Start SOURCE MATERIAL
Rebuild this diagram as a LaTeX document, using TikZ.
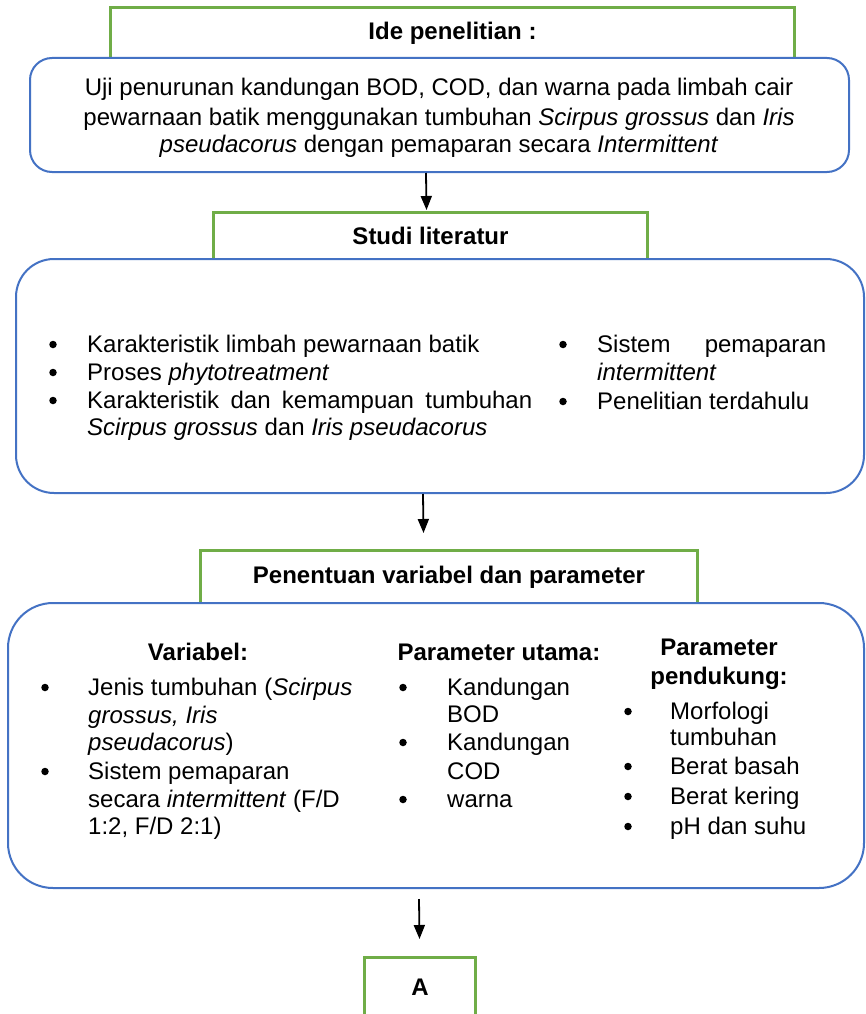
\documentclass[tikz,border=0pt]{standalone}
\usepackage{fontspec}
\setmainfont{Liberation Sans}
\usetikzlibrary{arrows.meta}
\definecolor{bblue}{HTML}{4472C4}
\definecolor{ggreen}{HTML}{70AD47}
\newcommand{\bodyfs}{\fontsize{24}{28.3}\selectfont}
\begin{document}
\begin{tikzpicture}[x=1pt,y=-1pt,
  greenbox/.style={draw=ggreen, line width=3pt, fill=white, inner sep=0pt, anchor=north west, font=\bodyfs\bfseries},
  bluebox/.style={draw=bblue, line width=2pt, fill=white, inner sep=0pt, anchor=north west, rounded corners=#1},
  txt/.style={anchor=base, inner sep=0pt, font=\bodyfs},
  hdr/.style={anchor=base, inner sep=0pt, font=\bodyfs\bfseries},
  itm/.style={anchor=base west, inner sep=0pt, font=\bodyfs},
  bul/.style={circle, fill=black, inner sep=0pt, minimum size=7.5pt, yshift=7.5pt},
  arr/.style={-{Triangle[width=11pt,length=14pt]}, line width=1.8pt}]
\useasboundingbox (0,0) rectangle (865,1014);
\clip (0,0) rectangle (865,1014);
% green header boxes
\node[greenbox, minimum width=684pt, minimum height=51pt] (g1) at (109,6) {Ide penelitian :};
\node[greenbox, minimum width=434pt, minimum height=47pt] (g2) at (212,211) {Studi literatur};
\node[greenbox, minimum width=497pt, minimum height=53pt] (g3) at (199,549) {Penentuan variabel dan parameter};
\node[greenbox, minimum width=111pt, minimum height=60pt] (gA) at (363,956) {A};
% blue boxes
\node[bluebox=22pt, minimum width=819pt, minimum height=114pt] (b1) at (29,57) {};
\node[bluebox=38pt, minimum width=848pt, minimum height=234pt] (b2) at (15,258) {};
\node[bluebox=45pt, minimum width=856pt, minimum height=285pt] (b3) at (7,602) {};
% box 1 text
\node[txt] (t1a) at (439,96) {Uji penurunan kandungan BOD, COD, dan warna pada limbah cair};
\node[txt] (t1b) at (439,125) {pewarnaan batik menggunakan tumbuhan \textit{Scirpus grossus} dan \textit{Iris}};
\node[txt] (t1c) at (439,153) {\textit{pseudacorus} dengan pemaparan secara \textit{Intermittent}};
% box 2 text
\node[bul] (u2a) at (53,352) {};
\node[bul] (u2b) at (53,380) {};
\node[bul] (u2c) at (53,408) {};
\node[itm] (l2a) at (87,352) {Karakteristik limbah pewarnaan batik};
\node[itm] (l2b) at (87,380) {Proses \textit{phytotreatment}};
\node[itm] (l2c) at (87,408) {\makebox[445pt][l]{Karakteristik\hfill dan\hfill kemampuan\hfill tumbuhan}};
\node[itm] (l2d) at (87,435) {\textit{Scirpus grossus} dan \textit{Iris pseudacorus}};
\node[bul] (u2d) at (563,352) {};
\node[bul] (u2e) at (563,409) {};
\node[itm] (r2a) at (597,352) {\makebox[229pt][l]{Sistem\hfill pemaparan}};
\node[itm] (r2b) at (597,380) {\textit{intermittent}};
\node[itm] (r2c) at (597,409) {Penelitian terdahulu};
% box 3 headers
\node[hdr] (h3a) at (198,660) {Variabel:};
\node[hdr] (h3b) at (499,660) {Parameter utama:};
\node[hdr] (h3c) at (719,655) {Parameter};
\node[hdr] (h3d) at (719,684) {pendukung:};
% Variabel
\node[bul] (v1) at (45,695) {};
\node[bul] (v2) at (45,779) {};
\node[itm] (va) at (88,695) {Jenis tumbuhan (\textit{Scirpus}};
\node[itm] (vb) at (88,723) {\textit{grossus, Iris}};
\node[itm] (vc) at (88,750) {\textit{pseudacorus})};
\node[itm] (vd) at (88,779) {Sistem pemaparan};
\node[itm] (ve) at (88,807) {secara \textit{intermittent} (F/D};
\node[itm] (vf) at (88,834) {1:2, F/D 2:1)};
% Parameter utama
\node[bul] (p1) at (403,695) {};
\node[bul] (p2) at (403,750) {};
\node[bul] (p3) at (403,807) {};
\node[itm] (pa) at (447,695) {Kandungan};
\node[itm] (pb) at (447,722) {BOD};
\node[itm] (pc) at (447,750) {Kandungan};
\node[itm] (pd) at (447,779) {COD};
\node[itm] (pe) at (447,807) {warna};
% Parameter pendukung
\node[bul] (q1) at (628,719) {};
\node[bul] (q2) at (628,774) {};
\node[bul] (q3) at (628,804) {};
\node[bul] (q4) at (628,834) {};
\node[itm] (qa) at (670,719) {Morfologi};
\node[itm] (qb) at (670,745) {tumbuhan};
\node[itm] (qc) at (670,774) {Berat basah};
\node[itm] (qd) at (670,804) {Berat kering};
\node[itm] (qe) at (670,834) {pH dan suhu};
% arrows
\draw[arr] ([xshift=-13.5pt]b1.south) -- ([xshift=-4pt,yshift=1pt]g2.north);
\draw[arr] ([xshift=-17pt]b2.south) -- ([xshift=-25.5pt,yshift=16pt]g3.north);
\draw[arr] ([xshift=-17pt,yshift=-10pt]b3.south) -- ([xshift=-0.5pt,yshift=17pt]gA.north);
\end{tikzpicture}
\end{document}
End SOURCE MATERIAL
Write out each line again precisely as it appears, skipping every picture.

◆ RESULT OF THE TASK:
Rebuild this diagram as a LaTeX document, using TikZ.
\documentclass[tikz,border=0pt]{standalone}
\usepackage{fontspec}
\setmainfont{Liberation Sans}
\usetikzlibrary{arrows.meta}
\definecolor{bblue}{HTML}{4472C4}
\definecolor{ggreen}{HTML}{70AD47}
\newcommand{\bodyfs}{\fontsize{24}{28.3}\selectfont}
\begin{document}
\begin{tikzpicture}[x=1pt,y=-1pt,
  greenbox/.style={draw=ggreen, line width=3pt, fill=white, inner sep=0pt, anchor=north west, font=\bodyfs\bfseries},
  bluebox/.style={draw=bblue, line width=2pt, fill=white, inner sep=0pt, anchor=north west, rounded corners=#1},
  txt/.style={anchor=base, inner sep=0pt, font=\bodyfs},
  hdr/.style={anchor=base, inner sep=0pt, font=\bodyfs\bfseries},
  itm/.style={anchor=base west, inner sep=0pt, font=\bodyfs},
  bul/.style={circle, fill=black, inner sep=0pt, minimum size=7.5pt, yshift=7.5pt},
  arr/.style={-{Triangle[width=11pt,length=14pt]}, line width=1.8pt}]
\useasboundingbox (0,0) rectangle (865,1014);
\clip (0,0) rectangle (865,1014);
% green header boxes
\node[greenbox, minimum width=684pt, minimum height=51pt] (g1) at (109,6) {Ide penelitian :};
\node[greenbox, minimum width=434pt, minimum height=47pt] (g2) at (212,211) {Studi literatur};
\node[greenbox, minimum width=497pt, minimum height=53pt] (g3) at (199,549) {Penentuan variabel dan parameter};
\node[greenbox, minimum width=111pt, minimum height=60pt] (gA) at (363,956) {A};
% blue boxes
\node[bluebox=22pt, minimum width=819pt, minimum height=114pt] (b1) at (29,57) {};
\node[bluebox=38pt, minimum width=848pt, minimum height=234pt] (b2) at (15,258) {};
\node[bluebox=45pt, minimum width=856pt, minimum height=285pt] (b3) at (7,602) {};
% box 1 text
\node[txt] (t1a) at (439,96) {Uji penurunan kandungan BOD, COD, dan warna pada limbah cair};
\node[txt] (t1b) at (439,125) {pewarnaan batik menggunakan tumbuhan \textit{Scirpus grossus} dan \textit{Iris}};
\node[txt] (t1c) at (439,153) {\textit{pseudacorus} dengan pemaparan secara \textit{Intermittent}};
% box 2 text
\node[bul] (u2a) at (53,352) {};
\node[bul] (u2b) at (53,380) {};
\node[bul] (u2c) at (53,408) {};
\node[itm] (l2a) at (87,352) {Karakteristik limbah pewarnaan batik};
\node[itm] (l2b) at (87,380) {Proses \textit{phytotreatment}};
\node[itm] (l2c) at (87,408) {\makebox[445pt][l]{Karakteristik\hfill dan\hfill kemampuan\hfill tumbuhan}};
\node[itm] (l2d) at (87,435) {\textit{Scirpus grossus} dan \textit{Iris pseudacorus}};
\node[bul] (u2d) at (563,352) {};
\node[bul] (u2e) at (563,409) {};
\node[itm] (r2a) at (597,352) {\makebox[229pt][l]{Sistem\hfill pemaparan}};
\node[itm] (r2b) at (597,380) {\textit{intermittent}};
\node[itm] (r2c) at (597,409) {Penelitian terdahulu};
% box 3 headers
\node[hdr] (h3a) at (198,660) {Variabel:};
\node[hdr] (h3b) at (499,660) {Parameter utama:};
\node[hdr] (h3c) at (719,655) {Parameter};
\node[hdr] (h3d) at (719,684) {pendukung:};
% Variabel
\node[bul] (v1) at (45,695) {};
\node[bul] (v2) at (45,779) {};
\node[itm] (va) at (88,695) {Jenis tumbuhan (\textit{Scirpus}};
\node[itm] (vb) at (88,723) {\textit{grossus, Iris}};
\node[itm] (vc) at (88,750) {\textit{pseudacorus})};
\node[itm] (vd) at (88,779) {Sistem pemaparan};
\node[itm] (ve) at (88,807) {secara \textit{intermittent} (F/D};
\node[itm] (vf) at (88,834) {1:2, F/D 2:1)};
% Parameter utama
\node[bul] (p1) at (403,695) {};
\node[bul] (p2) at (403,750) {};
\node[bul] (p3) at (403,807) {};
\node[itm] (pa) at (447,695) {Kandungan};
\node[itm] (pb) at (447,722) {BOD};
\node[itm] (pc) at (447,750) {Kandungan};
\node[itm] (pd) at (447,779) {COD};
\node[itm] (pe) at (447,807) {warna};
% Parameter pendukung
\node[bul] (q1) at (628,719) {};
\node[bul] (q2) at (628,774) {};
\node[bul] (q3) at (628,804) {};
\node[bul] (q4) at (628,834) {};
\node[itm] (qa) at (670,719) {Morfologi};
\node[itm] (qb) at (670,745) {tumbuhan};
\node[itm] (qc) at (670,774) {Berat basah};
\node[itm] (qd) at (670,804) {Berat kering};
\node[itm] (qe) at (670,834) {pH dan suhu};
% arrows
\draw[arr] ([xshift=-13.5pt]b1.south) -- ([xshift=-4pt,yshift=1pt]g2.north);
\draw[arr] ([xshift=-17pt]b2.south) -- ([xshift=-25.5pt,yshift=16pt]g3.north);
\draw[arr] ([xshift=-17pt,yshift=-10pt]b3.south) -- ([xshift=-0.5pt,yshift=17pt]gA.north);
\end{tikzpicture}
\end{document}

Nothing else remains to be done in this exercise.